Benefits of a deep-drilling mission

• Earthquakes are challenging to study. Surface-level observations can’t make complete sense of them.
• The recurrent earthquakes in Koyna are synchronous with the dam’s loading and unloading during the monsoon and post-monsoon periods, offering an opportunity to widen our understanding of earthquakes.
• Scientifically drilled boreholes can be a hub of direct, unique in situ experiments and observations and monitor a region’s fault lines and seismic behavior.
• They also provide exact and fundamental knowledge of the composition of the earth’s crust, structure, and processes, and help validate models based on surface studies.
• Thus, it can inform a range of societal problems related to geohazards and geo-resources.
• Investing in scientific deep-drilling can also help expand scientific know-how and technological innovation, especially in seismology (the study of earthquakes).
• It can also spur the development of tools and equipment for drilling, observation, data analysis, sensors, etc.
• Scientific deep drilling is the best tool to study the earth’s interior.
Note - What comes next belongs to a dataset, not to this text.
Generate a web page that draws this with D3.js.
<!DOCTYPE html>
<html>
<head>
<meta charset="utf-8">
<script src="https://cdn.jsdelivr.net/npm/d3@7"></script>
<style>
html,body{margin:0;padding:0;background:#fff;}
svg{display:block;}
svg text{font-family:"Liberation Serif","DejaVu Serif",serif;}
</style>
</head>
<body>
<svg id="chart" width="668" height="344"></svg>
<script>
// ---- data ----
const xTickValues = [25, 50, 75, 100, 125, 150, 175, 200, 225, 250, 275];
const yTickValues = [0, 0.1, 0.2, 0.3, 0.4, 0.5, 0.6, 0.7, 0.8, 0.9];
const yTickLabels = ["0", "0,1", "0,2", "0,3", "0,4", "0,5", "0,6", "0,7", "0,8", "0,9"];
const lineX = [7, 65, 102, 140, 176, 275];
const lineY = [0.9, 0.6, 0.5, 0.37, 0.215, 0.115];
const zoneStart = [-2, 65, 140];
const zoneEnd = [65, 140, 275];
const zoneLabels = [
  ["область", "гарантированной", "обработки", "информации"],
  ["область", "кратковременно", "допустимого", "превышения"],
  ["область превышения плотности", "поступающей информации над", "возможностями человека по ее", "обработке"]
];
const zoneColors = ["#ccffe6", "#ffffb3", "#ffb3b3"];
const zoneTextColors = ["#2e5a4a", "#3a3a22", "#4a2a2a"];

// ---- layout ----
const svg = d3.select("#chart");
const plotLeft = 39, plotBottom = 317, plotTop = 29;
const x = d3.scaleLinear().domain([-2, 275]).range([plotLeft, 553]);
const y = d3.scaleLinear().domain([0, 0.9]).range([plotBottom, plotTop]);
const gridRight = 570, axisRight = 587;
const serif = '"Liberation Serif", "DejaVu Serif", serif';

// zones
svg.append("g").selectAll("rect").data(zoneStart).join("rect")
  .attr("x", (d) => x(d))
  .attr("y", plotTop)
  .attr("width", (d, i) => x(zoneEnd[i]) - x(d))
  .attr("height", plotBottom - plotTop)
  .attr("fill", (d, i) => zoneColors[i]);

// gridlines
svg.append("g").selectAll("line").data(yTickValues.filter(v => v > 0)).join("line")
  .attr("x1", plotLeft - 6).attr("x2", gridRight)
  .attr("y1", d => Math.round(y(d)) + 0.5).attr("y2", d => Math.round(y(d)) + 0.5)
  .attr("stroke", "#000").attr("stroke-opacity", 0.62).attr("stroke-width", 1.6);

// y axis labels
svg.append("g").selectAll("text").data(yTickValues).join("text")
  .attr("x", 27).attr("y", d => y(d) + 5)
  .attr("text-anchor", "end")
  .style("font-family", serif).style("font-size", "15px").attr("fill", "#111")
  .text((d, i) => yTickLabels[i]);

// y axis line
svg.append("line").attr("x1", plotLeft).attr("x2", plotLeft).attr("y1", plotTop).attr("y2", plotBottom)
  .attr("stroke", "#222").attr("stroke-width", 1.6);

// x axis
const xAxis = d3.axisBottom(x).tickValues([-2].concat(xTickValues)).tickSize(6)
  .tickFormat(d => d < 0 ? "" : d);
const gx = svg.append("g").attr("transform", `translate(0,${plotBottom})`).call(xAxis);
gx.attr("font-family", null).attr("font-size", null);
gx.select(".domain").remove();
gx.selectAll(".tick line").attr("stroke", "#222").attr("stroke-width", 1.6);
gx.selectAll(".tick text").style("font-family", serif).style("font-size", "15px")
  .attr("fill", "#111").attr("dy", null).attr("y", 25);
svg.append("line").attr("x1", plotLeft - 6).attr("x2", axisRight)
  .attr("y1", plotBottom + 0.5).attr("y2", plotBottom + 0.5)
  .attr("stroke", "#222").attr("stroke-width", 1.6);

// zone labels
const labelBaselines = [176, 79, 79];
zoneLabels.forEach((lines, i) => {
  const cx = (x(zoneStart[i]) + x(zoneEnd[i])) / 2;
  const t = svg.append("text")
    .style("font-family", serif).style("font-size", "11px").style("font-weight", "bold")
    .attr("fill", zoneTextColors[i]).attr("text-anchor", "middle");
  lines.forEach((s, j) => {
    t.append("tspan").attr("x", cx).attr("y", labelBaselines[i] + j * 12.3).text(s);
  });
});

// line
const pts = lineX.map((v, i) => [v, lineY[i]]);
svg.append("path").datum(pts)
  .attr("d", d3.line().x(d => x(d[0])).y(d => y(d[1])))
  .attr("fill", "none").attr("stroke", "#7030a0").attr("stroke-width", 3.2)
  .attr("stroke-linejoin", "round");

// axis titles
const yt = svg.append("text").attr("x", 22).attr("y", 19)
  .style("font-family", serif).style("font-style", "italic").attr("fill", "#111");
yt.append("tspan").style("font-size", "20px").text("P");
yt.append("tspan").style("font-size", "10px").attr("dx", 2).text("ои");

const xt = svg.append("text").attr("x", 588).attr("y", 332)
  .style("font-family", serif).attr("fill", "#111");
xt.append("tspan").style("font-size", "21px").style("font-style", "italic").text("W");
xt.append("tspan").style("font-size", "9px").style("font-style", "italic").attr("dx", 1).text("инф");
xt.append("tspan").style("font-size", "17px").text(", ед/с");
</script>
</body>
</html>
Other ways include geophysical measurements of seismic wave speed, gravitational and magnetic fields, and electrical conductivity from the near surface. Scientists can also examine crust fragments brought from deep underground to the surface.
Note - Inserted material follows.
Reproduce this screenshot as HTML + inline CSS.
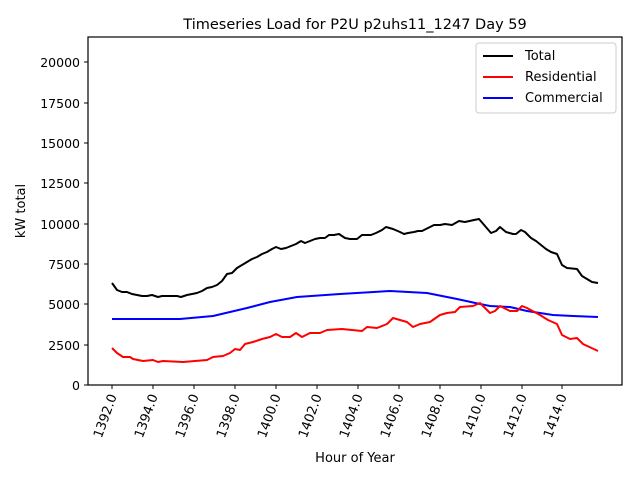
<!DOCTYPE html>
<html><head><meta charset="utf-8"><style>body{margin:0;background:#fff}svg{display:block;font-family:"DejaVu Sans","Liberation Sans",sans-serif}</style></head>
<body>
<svg width="640" height="480" viewBox="0 0 640 480" xmlns="http://www.w3.org/2000/svg">
<rect width="640" height="480" fill="#fff"/>
<text x="355" y="29" font-size="14.5" text-anchor="middle">Timeseries Load for P2U p2uhs11_1247  Day 59</text>
<g fill="none" stroke-width="2" stroke-linejoin="round">
<polyline stroke="#000" points="112,283 117,290 122,292 127,292 132,294 137,295 142,296 147,296 152,295 158,297 162,296 167,296 172,296 177,296 181,297 187,295 192,294 197,293 202,291 207,288 212,287 217,285 222,281 227,274 232,273 237,268 242,265 247,262 252,259 257,257 262,254 267,252 272,249 276,247 281,249 286,248 291,246 296,244 301,241 305,243 310,241 315,239 320,238 325,238 329,235 334,235 339,234 345,238 350,239 357,239 362,235 371,235 376,233 382,230 386,227 393,229 400,232 404,234 408,233 414,232 418,231 422,231 428,228 434,225 440,225 445,224 452,225 459,221 465,222 474,220 479,219 485,226 491,233 496,231 500,227 506,232 513,234 516,234 521,230 525,232 531,238 536,241 541,245 546,249 551,252 557,254 562,265 567,268 577,269 582,276 592,282 598,283"/>
<polyline stroke="#0000ff" points="112,319 180,319 213,316 230,312 247,308 270,302 297,297 340,294 390,291 427,293 457,299 480,304 490,306 510,307 527,311 553,315 573,316 598,317"/>
<polyline stroke="#ff0000" points="112,348 117,353 123,357 130,357 133,359 143,361 153,360 158,362 163,361 183,362 207,360 213,357 223,356 230,353 235,349 240,350 245,344 253,342 262,339 270,337 276,334 282,337 290,337 296,333 302,337 310,333 320,333 327,330 342,329 362,331 367,327 377,328 387,324 393,318 407,322 413,327 420,324 430,322 440,315 447,313 455,312 460,307 473,306 480,303 490,313 495,311 500,306 510,311 517,311 522,306 527,308 540,315 548,320 557,324 562,335 570,339 577,338 583,344 598,351"/>
</g>
<rect x="88" y="37" width="534" height="348" fill="none" stroke="#000" stroke-width="1.2"/>
<g stroke="#000" stroke-width="1">
<line x1="84" y1="385" x2="88" y2="385"/><line x1="84" y1="345" x2="88" y2="345"/><line x1="84" y1="304" x2="88" y2="304"/><line x1="84" y1="264" x2="88" y2="264"/><line x1="84" y1="224" x2="88" y2="224"/><line x1="84" y1="183" x2="88" y2="183"/><line x1="84" y1="143" x2="88" y2="143"/><line x1="84" y1="103" x2="88" y2="103"/><line x1="84" y1="62" x2="88" y2="62"/>
<line x1="112" y1="385" x2="112" y2="389"/><line x1="153" y1="385" x2="153" y2="389"/><line x1="194" y1="385" x2="194" y2="389"/><line x1="235" y1="385" x2="235" y2="389"/><line x1="276" y1="385" x2="276" y2="389"/><line x1="317" y1="385" x2="317" y2="389"/><line x1="358" y1="385" x2="358" y2="389"/><line x1="399" y1="385" x2="399" y2="389"/><line x1="440" y1="385" x2="440" y2="389"/><line x1="481" y1="385" x2="481" y2="389"/><line x1="522" y1="385" x2="522" y2="389"/><line x1="562" y1="385" x2="562" y2="389"/>
</g>
<g font-size="12.5" text-anchor="end">
<text x="80" y="390">0</text><text x="80" y="350">2500</text><text x="80" y="309">5000</text><text x="80" y="269">7500</text><text x="80" y="229">10000</text><text x="80" y="188">12500</text><text x="80" y="148">15000</text><text x="80" y="108">17500</text><text x="80" y="67">20000</text>
</g>
<g font-size="13" text-anchor="end">
<text transform="translate(117,396) rotate(-70)">1392.0</text>
<text transform="translate(158,396) rotate(-70)">1394.0</text>
<text transform="translate(199,396) rotate(-70)">1396.0</text>
<text transform="translate(240,396) rotate(-70)">1398.0</text>
<text transform="translate(281,396) rotate(-70)">1400.0</text>
<text transform="translate(322,396) rotate(-70)">1402.0</text>
<text transform="translate(363,396) rotate(-70)">1404.0</text>
<text transform="translate(404,396) rotate(-70)">1406.0</text>
<text transform="translate(445,396) rotate(-70)">1408.0</text>
<text transform="translate(486,396) rotate(-70)">1410.0</text>
<text transform="translate(527,396) rotate(-70)">1412.0</text>
<text transform="translate(567,396) rotate(-70)">1414.0</text>
</g>
<text x="355" y="462" font-size="13" text-anchor="middle">Hour of Year</text>
<text transform="translate(25,211) rotate(-90)" font-size="13" text-anchor="middle">kW total</text>
<rect x="476" y="43" width="140" height="70" rx="3" fill="#fff" stroke="#ccc" stroke-width="1"/>
<g stroke-width="2"><line x1="483" y1="56" x2="513" y2="56" stroke="#000"/><line x1="483" y1="77" x2="513" y2="77" stroke="#ff0000"/><line x1="483" y1="98" x2="513" y2="98" stroke="#0000ff"/></g>
<g font-size="13"><text x="525" y="60">Total</text><text x="525" y="81">Residential</text><text x="525" y="102">Commercial</text></g>
</svg>
</body></html>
• But scientific deep-drilling remains the most reliable method because it helps get direct (in situ) and near-source measurements. The earth’s interior is a hot, dark, high-pressure region that hinders long and continuous operations.
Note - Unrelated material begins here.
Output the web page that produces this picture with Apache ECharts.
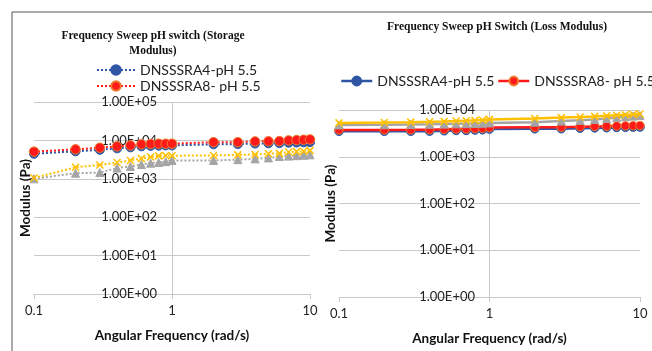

• Aside from earthquakes, this is because many surface phenomena, the composition of water and air, their availability, and the resulting interactions with climate-affected phenomena are linked to what happens inside the earth’s crust.

What have scientists found?

• The pilot drilling mission was a success and has yielded significant new information about the subsurface geological environment.
• For one, it revealed 1.2-km thick, 65 million-year-old Deccan trap lava flows, and below them 2,500-2,700-million-year-old granitic basement rocks.
• Downhole measurements of core samples and conditions from a depth of 3 km have also provided new information about the physical and mechanical properties of rocks, the chemical and isotopic composition of formation fluids and gasses, temperature and stress regimes, and fracture orientations.
• It is expected that these experiments will be useful for many years, especially to understand the reasons for recurrent earthquakes in specific geographies.
• In sum, the Koyna exercise is establishing a firm footing in scientific deep-drilling for India. Its lessons will inform future deep-drilling experiments and expand academic knowledge in multiple ways.